Canada – Last year’s winner was downcast after only managing ninth on the grid behind his team mate at a track where Red Bull’s greatest weakness was exposed. He slipped out of the points in the race and was at a loss to understand why. “We just couldn’t get any pace out of the car,” he said. “It is something we will look at to understand what the cause was.”
Austria – It was always going to be a tough home race for Red Bull and it got tougher when Ricciardo had to take his fifth engine of the year and the subsequent ten-place grid penalty. Had a new chassis after his problems in Canada but lost brake temperature in qualifying and didn’t make the cut for the top ten for the first time since joining Red Bull. Ran a huge, 50-lap stint on the softs so he could attack at the end on super-softs after taking his pit stop penalty. This worked out well: he was able to take Nasr for the final point but ran out of time to demote Perez.
Britain – Still seems unsettled and wasn’t quite on Kvyat’s pace in practice, but would have been seventh on the grid had he not been among the many drivers to lose a lap time for running wide. Arguably triggered the first-lap collision which put three drivers out, but was cleared, he then retired before half-distance with an electrical problem.
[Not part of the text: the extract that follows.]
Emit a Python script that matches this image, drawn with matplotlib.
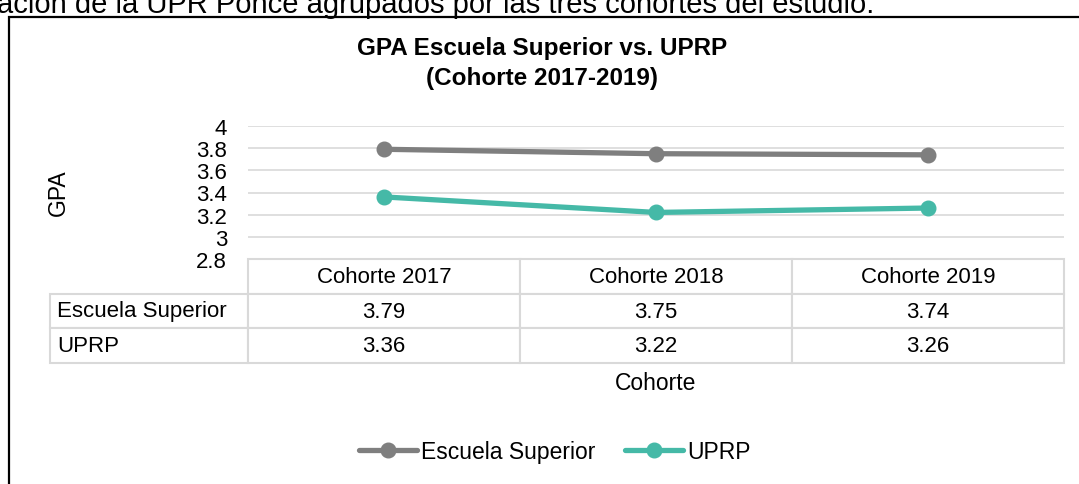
import matplotlib
matplotlib.use("Agg")
import matplotlib.pyplot as plt
from matplotlib.table import Table
from matplotlib.patches import Rectangle
from matplotlib.lines import Line2D

# ---- data ----
categories = ["Cohorte 2017", "Cohorte 2018", "Cohorte 2019"]
series_names = ["Escuela Superior", "UPRP"]
escuela_superior = [3.79, 3.75, 3.74]
uprp = [3.36, 3.22, 3.26]
y_ticks = [2.8, 3.0, 3.2, 3.4, 3.6, 3.8, 4.0]
y_tick_labels = ["2.8", "3", "3.2", "3.4", "3.6", "3.8", "4"]
title_lines = ["GPA Escuela Superior vs. UPRP", "(Cohorte 2017-2019)"]
top_text = "ación de la UPR Ponce agrupados por las tres cohortes del estudio."

colors = ["#7f7f7f", "#45b9a7"]
FONT = "Liberation Sans"
plt.rcParams["font.family"] = [FONT, "DejaVu Sans"]

W, H = 1079, 485
fig = plt.figure(figsize=(W / 100, H / 100), dpi=100)
fig.patch.set_facecolor("white")

def fx(px):
    return px / W

def fy(py):
    return 1 - py / H

# frame of the chart box (extends beyond right / bottom edges)
fig.add_artist(Rectangle((fx(9), -0.2), 1.5, fy(18) + 0.2, transform=fig.transFigure,
                         fill=False, ec="black", lw=1.6))

# cut-off document text at top
fig.text(fx(-3), fy(13), top_text, fontsize=21, ha="left", va="baseline", color="black")

# plot area
ax_l, ax_r, ax_t, ax_b = 248, 1064, 127, 260
ax = fig.add_axes([fx(ax_l), fy(ax_b), fx(ax_r - ax_l), (ax_b - ax_t) / H])
x = list(range(len(categories)))
series = [escuela_superior, uprp]
for vals, c, name in zip(series, colors, series_names):
    ax.plot(x, vals, color=c, lw=3.8, marker="o", ms=10.5, solid_capstyle="round",
            label=name, zorder=3)

ax.set_xlim(-0.5, len(categories) - 0.5)
ax.set_ylim(2.8, 4.0)
ax.set_yticks(y_ticks)
ax.set_yticklabels(y_tick_labels)
ax.set_xticks([])
ax.tick_params(axis="y", length=0, pad=15, labelsize=16, labelcolor="black")
for s in ax.spines.values():
    s.set_visible(False)
ax.yaxis.grid(True, color="#d9d9d9", lw=1.2)
ax.set_axisbelow(True)

# data table below the plot (widths/heights in axes fractions)
tab_l, tab_b = 50, 364
axw, axh = ax_r - ax_l, ax_b - ax_t
n_rows = 1 + len(series)
row_h = (tab_b - ax_b) / axh / n_rows
label_w = (ax_l - tab_l) / axw
col_w = 1.0 / len(categories)
table = Table(ax, bbox=[0, -(tab_b - ax_b) / axh, 1, (tab_b - ax_b) / axh])
edge = "#d9d9d9"
for j, cat in enumerate(categories):
    table.add_cell(0, j, width=col_w, height=row_h, text=cat, loc="center", edgecolor=edge)
for i, (name, vals) in enumerate(zip(series_names, series), start=1):
    cell = table.add_cell(i, -1, width=label_w, height=row_h, text=name, loc="left",
                          edgecolor=edge)
    cell.PAD = 0.035
    for j, v in enumerate(vals):
        table.add_cell(i, j, width=col_w, height=row_h, text=f"{v:.2f}", loc="center",
                       edgecolor=edge)
table.auto_set_font_size(False)
table.set_fontsize(16)
for cell in table.get_celld().values():
    cell.set_linewidth(1.5)
    cell.get_text().set_color("black")
    cell.get_text().set_fontfamily([FONT, "DejaVu Sans"])
ax.add_table(table)

# titles and axis labels
fig.text(fx(542), fy(48), title_lines[0], fontsize=17.5, fontweight="bold",
         ha="center", va="center")
fig.text(fx(542), fy(78), title_lines[1], fontsize=17.5, fontweight="bold",
         ha="center", va="center")
fig.text(fx(58), fy(193), "GPA", rotation=90, fontsize=16.5, ha="center", va="center")
fig.text(fx(656), fy(384), "Cohorte", fontsize=16.5, ha="center", va="center")

# legend
handles = [Line2D([], [], color=c, lw=3.8, marker="o", ms=10.5, solid_capstyle="round")
           for c in colors]
fig.legend(handles, series_names, loc="center", bbox_to_anchor=(fx(555), fy(453)),
           ncol=2, frameon=False, fontsize=16.5, handlelength=2.5, handletextpad=0.2,
           columnspacing=1.3)

fig.savefig("out.png", dpi=100)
Hungary – Hampered by an engine failure on Friday afternoon but qualified strongly. The only driver to save a set of soft tyres in Q1, two rapid laps in Q3 secured him fourth on the grid, just three-hundredths of a second off Vettel. Having struggled to get away from the dirty side of the grid he was hit by Bottas at turn – the first of three collisions on that part of the track. After Kvyat waved him through Ricciardo passed Hulkenberg but after switching to medium tyres he couldn’t keep Hamilton’s Mercedes behind. That paid off when the Safety Car appeared, however, as he was able to switch to softs and go on the attack. He was hit by Hamilton as he passed the Mercedes, but was still able to go after Rosberg. Again there was contact, which forced Ricciardo in for a new front wing and cost him a shot at victory.
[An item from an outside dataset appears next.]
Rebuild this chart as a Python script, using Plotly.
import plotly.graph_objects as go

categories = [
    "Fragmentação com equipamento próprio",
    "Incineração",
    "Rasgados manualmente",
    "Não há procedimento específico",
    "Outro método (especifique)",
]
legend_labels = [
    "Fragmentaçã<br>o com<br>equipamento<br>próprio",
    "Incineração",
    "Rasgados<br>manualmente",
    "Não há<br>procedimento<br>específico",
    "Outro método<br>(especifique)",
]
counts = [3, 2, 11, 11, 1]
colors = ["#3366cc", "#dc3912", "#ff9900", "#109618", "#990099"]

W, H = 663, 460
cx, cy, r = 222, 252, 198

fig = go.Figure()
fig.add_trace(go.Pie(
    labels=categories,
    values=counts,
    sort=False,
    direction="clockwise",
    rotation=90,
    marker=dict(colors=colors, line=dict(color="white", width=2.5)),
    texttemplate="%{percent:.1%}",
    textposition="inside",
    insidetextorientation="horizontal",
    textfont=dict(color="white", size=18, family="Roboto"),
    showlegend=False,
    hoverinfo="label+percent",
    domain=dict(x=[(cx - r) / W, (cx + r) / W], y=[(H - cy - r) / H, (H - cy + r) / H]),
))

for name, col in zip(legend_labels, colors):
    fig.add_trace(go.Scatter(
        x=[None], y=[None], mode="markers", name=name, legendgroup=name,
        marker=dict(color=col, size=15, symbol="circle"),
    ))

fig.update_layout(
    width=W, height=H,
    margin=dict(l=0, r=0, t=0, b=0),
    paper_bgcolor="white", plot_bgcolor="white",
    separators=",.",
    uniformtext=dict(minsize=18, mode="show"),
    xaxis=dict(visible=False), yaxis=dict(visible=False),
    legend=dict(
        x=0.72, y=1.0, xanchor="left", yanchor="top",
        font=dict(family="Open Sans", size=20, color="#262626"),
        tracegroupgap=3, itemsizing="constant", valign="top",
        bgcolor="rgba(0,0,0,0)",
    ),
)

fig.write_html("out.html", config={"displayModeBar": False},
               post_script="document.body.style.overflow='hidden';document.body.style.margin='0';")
Belgium – Red Bull said they wouldn’t be as quick on Saturday as they looked on Friday, and so it proved. Ricciardo was the only one of the pair to reach Q3, where he was the quickest non-Mercedes driver, starting a strong fifth. He started well, passing Bottas and Rosberg, and an early pit stop briefly got him in front of Perez. Having switched to the medium he was potentially in a strong position for the second half of the race, but a power unit problem forced him out on the 20th lap.
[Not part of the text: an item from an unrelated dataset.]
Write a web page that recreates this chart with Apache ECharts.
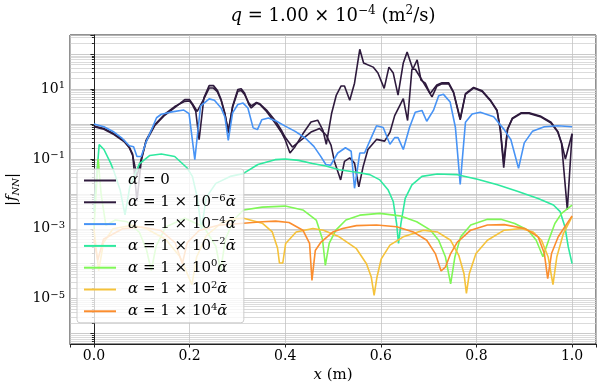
<!DOCTYPE html>
<html>
<head>
<meta charset="utf-8">
<script src="https://cdn.jsdelivr.net/npm/echarts@6/dist/echarts.min.js"></script>
<style>
  html, body { margin: 0; padding: 0; background: #fff; }
  #chart { width: 598px; height: 392px; }
</style>
</head>
<body>
<div id="chart"></div>
<script>
  // |f_NN| as [x (m), log10 |f_NN|]
  const alpha0 = [[0.000,-0.06],[0.021,-0.13],[0.042,-0.28],[0.063,-0.47],[0.074,-0.66],[0.081,-0.86],[0.090,-2.20],[0.099,-1.05],[0.109,-0.47],[0.127,-0.02],[0.148,0.28],[0.169,0.50],[0.190,0.65],[0.200,0.66],[0.206,0.55],[0.213,0.36],[0.220,-0.45],[0.230,0.75],[0.241,1.10],[0.250,1.10],[0.258,0.97],[0.266,0.70],[0.274,0.30],[0.281,-0.26],[0.290,0.51],[0.301,0.99],[0.308,1.01],[0.315,0.89],[0.324,0.56],[0.329,0.46],[0.340,0.60],[0.347,0.56],[0.361,0.36],[0.379,0.03],[0.393,-0.26],[0.400,-0.45],[0.410,-0.83],[0.421,-0.64],[0.437,-0.28],[0.454,0.06],[0.468,0.11],[0.479,-0.18],[0.486,-0.58],[0.497,0.30],[0.507,0.83],[0.517,1.09],[0.524,1.09],[0.535,0.68],[0.545,1.17],[0.556,2.14],[0.564,1.75],[0.584,1.63],[0.594,1.46],[0.607,1.02],[0.617,1.63],[0.626,1.46],[0.636,0.83],[0.647,1.75],[0.655,2.06],[0.667,1.57],[0.676,1.84],[0.684,1.26],[0.693,1.17],[0.703,0.87],[0.717,1.12],[0.728,1.18],[0.742,1.18],[0.752,0.92],[0.766,0.15],[0.777,0.87],[0.794,1.05],[0.812,0.95],[0.829,0.69],[0.843,0.40],[0.850,-0.18],[0.857,-1.25],[0.865,-0.16],[0.875,0.17],[0.893,0.32],[0.910,0.32],[0.935,0.22],[0.956,0.05],[0.970,-0.21],[0.978,-0.54],[0.986,-1.00],[1.000,-0.28]];
  const alpha1e_6 = [[0.000,-0.08],[0.021,-0.15],[0.042,-0.30],[0.063,-0.50],[0.074,-0.68],[0.081,-0.90],[0.090,-1.50],[0.099,-1.00],[0.109,-0.50],[0.127,-0.05],[0.148,0.25],[0.169,0.47],[0.190,0.70],[0.200,0.70],[0.206,0.58],[0.216,0.36],[0.230,0.72],[0.241,1.03],[0.250,1.03],[0.258,0.93],[0.266,0.68],[0.274,0.28],[0.281,-0.20],[0.290,0.48],[0.301,0.94],[0.308,0.96],[0.315,0.85],[0.324,0.60],[0.329,0.52],[0.340,0.62],[0.347,0.58],[0.361,0.40],[0.379,0.10],[0.393,-0.20],[0.400,-0.38],[0.415,-0.66],[0.437,-0.42],[0.454,-0.23],[0.472,-0.13],[0.486,-0.32],[0.496,-0.61],[0.503,-1.07],[0.516,-1.60],[0.524,-1.07],[0.535,-0.97],[0.545,-1.12],[0.554,-1.80],[0.563,-1.22],[0.573,-0.73],[0.591,-0.44],[0.608,-0.49],[0.619,-0.24],[0.629,0.24],[0.647,0.73],[0.656,0.10],[0.665,1.57],[0.672,1.57],[0.686,1.26],[0.707,0.78],[0.717,1.08],[0.728,1.15],[0.742,1.15],[0.752,0.90],[0.766,0.12],[0.777,0.85],[0.794,1.03],[0.812,0.93],[0.829,0.67],[0.843,0.38],[0.850,-0.15],[0.857,-1.10],[0.865,-0.14],[0.875,0.15],[0.893,0.30],[0.910,0.30],[0.935,0.20],[0.956,0.03],[0.970,-0.23],[0.978,-0.56],[0.990,-2.45],[1.000,-0.28]];
  const alpha1e_4 = [[0.000,0.00],[0.021,-0.08],[0.042,-0.23],[0.060,-0.42],[0.074,-0.62],[0.083,-0.65],[0.090,-0.93],[0.099,-0.93],[0.109,-0.52],[0.123,-0.08],[0.131,0.18],[0.141,0.28],[0.160,0.34],[0.188,0.40],[0.199,0.30],[0.211,-1.02],[0.223,0.51],[0.241,0.72],[0.252,0.68],[0.266,0.46],[0.274,0.20],[0.281,-0.47],[0.290,0.32],[0.301,0.56],[0.312,0.60],[0.322,0.46],[0.333,-0.11],[0.342,-0.16],[0.351,0.12],[0.365,0.17],[0.382,0.08],[0.400,-0.06],[0.421,-0.21],[0.442,-0.40],[0.460,-0.64],[0.474,-0.92],[0.485,-1.16],[0.495,-1.18],[0.510,-0.83],[0.526,-0.68],[0.538,-0.78],[0.545,-1.84],[0.556,-0.83],[0.566,-0.83],[0.580,-0.39],[0.591,-0.05],[0.605,-0.10],[0.619,-0.58],[0.629,-0.39],[0.636,-0.39],[0.647,-0.73],[0.660,-0.10],[0.672,0.34],[0.686,0.39],[0.696,0.08],[0.710,0.39],[0.721,0.81],[0.731,0.85],[0.745,0.63],[0.756,-0.10],[0.766,-1.73],[0.777,0.05],[0.791,0.29],[0.808,0.34],[0.836,0.21],[0.858,-0.16],[0.872,-0.45],[0.888,-1.27],[0.900,-0.54],[0.917,-0.21],[0.942,-0.08],[0.970,-0.05],[1.000,-0.08]];
  const alpha1e_2 = [[0.000,-2.50],[0.011,-0.59],[0.021,-0.73],[0.035,-1.12],[0.042,-1.36],[0.055,-1.90],[0.065,-2.60],[0.075,-1.80],[0.095,-1.14],[0.117,-0.90],[0.141,-0.86],[0.169,-0.93],[0.195,-1.26],[0.206,-1.50],[0.216,-2.10],[0.225,-3.00],[0.235,-2.10],[0.255,-1.70],[0.285,-1.50],[0.312,-1.42],[0.343,-1.16],[0.379,-1.02],[0.400,-1.00],[0.428,-1.04],[0.457,-1.13],[0.485,-1.20],[0.513,-1.31],[0.549,-1.38],[0.577,-1.45],[0.598,-1.60],[0.615,-1.88],[0.626,-2.22],[0.633,-2.85],[0.637,-3.42],[0.642,-2.85],[0.651,-2.13],[0.665,-1.74],[0.686,-1.50],[0.718,-1.43],[0.760,-1.45],[0.802,-1.58],[0.844,-1.74],[0.887,-1.93],[0.929,-2.13],[0.961,-2.32],[0.975,-2.51],[0.985,-2.94],[0.992,-3.52],[1.000,-4.00]];
  const alpha1e0 = [[0.000,-3.00],[0.009,-1.00],[0.015,-2.00],[0.025,-2.90],[0.045,-2.75],[0.070,-2.80],[0.095,-3.10],[0.110,-3.60],[0.120,-4.20],[0.130,-3.50],[0.150,-2.95],[0.190,-2.70],[0.230,-2.95],[0.255,-3.50],[0.265,-4.20],[0.275,-3.30],[0.292,-2.75],[0.313,-2.46],[0.352,-2.38],[0.400,-2.35],[0.437,-2.46],[0.465,-2.75],[0.478,-3.30],[0.484,-4.05],[0.492,-3.42],[0.506,-3.04],[0.527,-2.75],[0.556,-2.61],[0.598,-2.56],[0.640,-2.63],[0.675,-2.80],[0.704,-3.04],[0.721,-3.33],[0.735,-3.80],[0.746,-4.58],[0.755,-3.80],[0.767,-3.23],[0.788,-2.89],[0.823,-2.73],[0.851,-2.73],[0.880,-2.85],[0.908,-3.04],[0.925,-3.33],[0.939,-3.80],[0.951,-3.33],[0.964,-2.85],[0.978,-2.56],[1.000,-2.32]];
  const alpha1e2 = [[0.000,-3.00],[0.010,-4.20],[0.020,-3.40],[0.040,-3.00],[0.080,-2.90],[0.110,-3.00],[0.150,-3.30],[0.180,-3.80],[0.205,-4.60],[0.215,-3.80],[0.235,-3.20],[0.265,-2.85],[0.290,-2.72],[0.313,-2.70],[0.352,-2.84],[0.373,-3.09],[0.384,-3.55],[0.388,-3.98],[0.395,-3.98],[0.401,-3.42],[0.423,-3.09],[0.458,-2.99],[0.480,-3.04],[0.513,-3.23],[0.549,-3.57],[0.570,-4.00],[0.580,-4.38],[0.586,-4.91],[0.592,-4.38],[0.601,-3.86],[0.619,-3.47],[0.647,-3.23],[0.689,-3.04],[0.718,-3.09],[0.746,-3.33],[0.763,-3.76],[0.774,-4.29],[0.779,-4.85],[0.785,-4.29],[0.799,-3.71],[0.823,-3.33],[0.858,-3.04],[0.894,-2.99],[0.918,-3.09],[0.936,-3.33],[0.950,-3.81],[0.960,-4.60],[0.968,-3.81],[0.982,-3.13],[1.000,-2.65]];
  const alpha1e4 = [[0.000,-3.30],[0.008,-3.90],[0.020,-3.30],[0.060,-3.00],[0.100,-2.95],[0.140,-3.05],[0.170,-3.40],[0.185,-4.00],[0.195,-3.40],[0.220,-3.05],[0.260,-2.90],[0.313,-2.84],[0.352,-2.80],[0.380,-2.78],[0.408,-2.82],[0.437,-3.04],[0.451,-3.42],[0.456,-4.48],[0.463,-3.62],[0.475,-3.38],[0.500,-3.09],[0.520,-2.99],[0.549,-2.91],[0.591,-2.89],[0.633,-2.94],[0.668,-3.09],[0.696,-3.33],[0.714,-3.71],[0.726,-4.21],[0.735,-4.10],[0.746,-3.71],[0.760,-3.38],[0.788,-3.04],[0.823,-2.89],[0.858,-2.88],[0.901,-2.99],[0.929,-3.23],[0.942,-3.71],[0.949,-4.43],[0.957,-3.71],[0.971,-3.23],[1.000,-2.63]];

  // legend: alpha exponent for each curve (null = alpha 0)
  const alphaExps = [null, -6, -4, -2, 0, 2, 4];
  const curves = [alpha0, alpha1e_6, alpha1e_4, alpha1e_2, alpha1e0, alpha1e2, alpha1e4];
  const colors = ['#2e1a3d', '#2e1a3d', '#4793f5', '#2ee99f', '#7ff756', '#f5c23a', '#fb8d2e'];
  // labelled y ticks (powers of ten)
  const yTickExps = [-5, -3, -1, 1];

  const serif = 'DejaVu Serif';
  const minus = s => String(s).replace('-', '\u2212');

  const names = alphaExps.map(e => e === null ? 'α = 0' : 'α = 1 × 10^' + e + ' ᾱ');
  const richName = {};
  alphaExps.forEach((e, i) => {
    richName[names[i]] = e === null
      ? '{a|α}{n| = 0}'
      : '{a|α}{n| = 1 × 10}{s|' + minus(e) + '}{a|ᾱ}';
  });

  const series = curves.map((pts, i) => ({
    name: names[i],
    type: 'line',
    data: pts.map(p => [p[0], Math.pow(10, p[1])]),
    symbol: 'none',
    smooth: false,
    lineStyle: { color: colors[i], width: 1.6 },
    itemStyle: { color: colors[i] },
    emphasis: { disabled: true }
  }));

  const chart = echarts.init(document.getElementById('chart'));
  chart.setOption({
    animation: false,
    title: {
      text: '{ti|q}{t| = 1.00 × 10}{ts|\u22124}{t| (m}{ts|2}{t|/s)}',
      left: 333,
      top: 5,
      padding: 0,
      textAlign: 'center',
      textStyle: {
        fontWeight: 'normal',
        rich: {
          t: { fontFamily: serif, fontSize: 18, lineHeight: 22, fontWeight: 'normal', color: '#000' },
          ti: { fontFamily: serif, fontSize: 18, lineHeight: 22, fontWeight: 'normal', fontStyle: 'italic', color: '#000' },
          ts: { fontFamily: serif, fontSize: 12, lineHeight: 12, fontWeight: 'normal', verticalAlign: 'top', color: '#000' }
        }
      }
    },
    grid: {
      left: 70, right: 2, top: 35, bottom: 48,
      outerBoundsMode: 'none',
      show: true, borderColor: '#222', borderWidth: 1, backgroundColor: 'transparent'
    },
    legend: {
      data: names,
      left: 77,
      top: 169,
      orient: 'vertical',
      icon: 'rect',
      itemWidth: 32,
      itemHeight: 2,
      itemGap: 5.3,
      padding: [4, 8, 4, 7],
      backgroundColor: 'rgba(255,255,255,0.8)',
      borderColor: '#cccccc',
      borderWidth: 1,
      borderRadius: 3,
      selectedMode: false,
      formatter: name => richName[name],
      textStyle: {
        padding: [0, 0, 0, 7],
        rich: {
          a: { fontFamily: serif, fontSize: 15, lineHeight: 18, fontStyle: 'italic', color: '#000' },
          n: { fontFamily: serif, fontSize: 15, lineHeight: 18, color: '#000' },
          s: { fontFamily: serif, fontSize: 10, lineHeight: 10, verticalAlign: 'top', color: '#000' }
        }
      }
    },
    xAxis: {
      type: 'value',
      min: -0.05,
      max: 1.05,
      name: '{i|x}{n| (m)}',
      nameLocation: 'middle',
      nameGap: 22,
      nameTextStyle: {
        rich: {
          i: { fontFamily: serif, fontSize: 15, lineHeight: 18, fontStyle: 'italic', color: '#000' },
          n: { fontFamily: serif, fontSize: 15, lineHeight: 18, color: '#000' }
        }
      },
      axisLine: { show: true, lineStyle: { color: '#222', width: 1 } },
      axisTick: { show: true, length: 3.5, lineStyle: { color: '#222' } },
      axisLabel: {
        fontFamily: serif, fontSize: 14, color: '#000', margin: 5,
        formatter: v => Math.abs(v * 5 - Math.round(v * 5)) > 1e-6 ? '' : v.toFixed(1)
      },
      splitLine: { show: true, lineStyle: { color: '#c4c4c4', width: 0.8 } }
    },
    yAxis: {
      type: 'log',
      logBase: 10,
      min: Math.pow(10, -6.3),
      max: Math.pow(10, 2.55),
      name: '{n||}{i|f}{sub|NN}{n||}',
      nameLocation: 'middle',
      nameRotate: 90,
      nameGap: 44,
      nameTextStyle: {
        rich: {
          i: { fontFamily: serif, fontSize: 15, lineHeight: 18, fontStyle: 'italic', color: '#000' },
          n: { fontFamily: serif, fontSize: 15, lineHeight: 18, color: '#000' },
          sub: { fontFamily: serif, fontSize: 10, lineHeight: 10, fontStyle: 'italic', verticalAlign: 'bottom', color: '#000' }
        }
      },
      axisLine: { show: true, lineStyle: { color: '#222', width: 1 } },
      axisTick: { show: true, length: 3.5, lineStyle: { color: '#222' } },
      minorTick: { show: true, splitNumber: 9, length: 2, lineStyle: { color: '#222' } },
      axisLabel: {
        margin: 5,
        formatter: v => {
          const e = Math.log10(v);
          const r = Math.round(e);
          if (Math.abs(e - r) > 1e-6 || yTickExps.indexOf(r) < 0) return '';
          return '{b|10}{s|' + minus(r) + '}';
        },
        rich: {
          b: { fontFamily: serif, fontSize: 14, lineHeight: 17, color: '#000' },
          s: { fontFamily: serif, fontSize: 10, lineHeight: 10, verticalAlign: 'top', color: '#000' }
        }
      },
      splitLine: { show: true, lineStyle: { color: '#bdbdbd', width: 0.8 } },
      minorSplitLine: { show: true, lineStyle: { color: '#d2d2d2', width: 0.8 } }
    },
    series: series
  });
</script>
</body>
</html>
Italy – Emerged from a trying weekend for Red Bull – which included one Renault engine failing just a few laps after it had been installed – with points for eighth place. An excellent start from 19th on the grid and a very long opening stint on medium tyres was they key to his progress, and an opportunistic pass on Marcus Ericsson at Parabolica on the last lap capped a recovery driver which deserved a greater reward.
Singapore – Revelled in having a competitive car for once, splitting the Ferraris in qualifying, and while his final Q3 run wasn’t perfect he wasn’t going to find the 0.543 seconds to Vettel. He was content to let the Ferrari pull away in the opening stages, then began chipping away at Vettel’s lead after lap seven. But how this fight would have been resolved will forever remain a mystery as the Safety Car kept Red Bull from realising their full potential.
Japan – A top five start was possible, Ricciardo believes, but he qualified seventh. He started superbly but with Massa and Raikkonen converging in front of him contact was made, leaving him with a puncture and floor damage. After pitting for new rubber on the first lap he did well to complete the race distance with just one further pit stop, but without a Safety Car points were never going to happen.
Russia – Said he had sacrificed qualifying performance to have an optimal race set-up and it looked like it would pay off after the team gambled on pitting under the second Safety Car. That helped him up to fourth, but after soaking up 15 laps of pressure from Bottas the Williams finally got through. How long he could have kept Raikkonen behind we’ll never know because a suspension fault put him out shortly afterwards.
United States – Vindicated Red Bull’s decision not to use the new Red Bull engine and avoid a grid penalty by qualifying third and passing the Mercedes drivers to lead. When the track dried Red Bull were vulnerable, but Ricciardo was unfortunate to be hit by both Hulkenberg and Sainz, leaving him tenth at the flag. Had it stayed wet a win was on.
Mexico – Largely left his car settings alone in qualifying as he tried to make sense of the fluctuating track conditions. Under pressure from Williams with their high straight line speeds, Red Bull pitted Ricciardo later than the FW37s giving him a tyre advantage which he wielded to brilliant effect when he dived past Massa. However he was unhappy to use another set of soft tyres when the Safety Car gave them a free pit stop – he wanted to give mediums a try.
Brazil – Used Renault’s revised engine but might have had cause to regret it as he found himself 0.4kph down on Kvyat in qualifying. That plus a ten-place grid penalty left him 19th on the grid. With no help from Safety Cars and little benefit from the new engine, points never looked likely.
Abu Dhabi – Said he would be happy with a top five starting position which he duly delivered. Hulkenberg passed him at the start but Ricciardo reclaimed the place a few laps later with some late braking, but couldn’t do the same to the other Force India. Unsurprisingly he wasn’t able to keep Vettel behind when the Ferrari appeared in his mirrors on super-soft tyres, which meant he finished sixth.
Over to you
Pretty much extracted the maximum out of a uncompetitive and unreliable car. Lost a lot of points thanks to unreliability.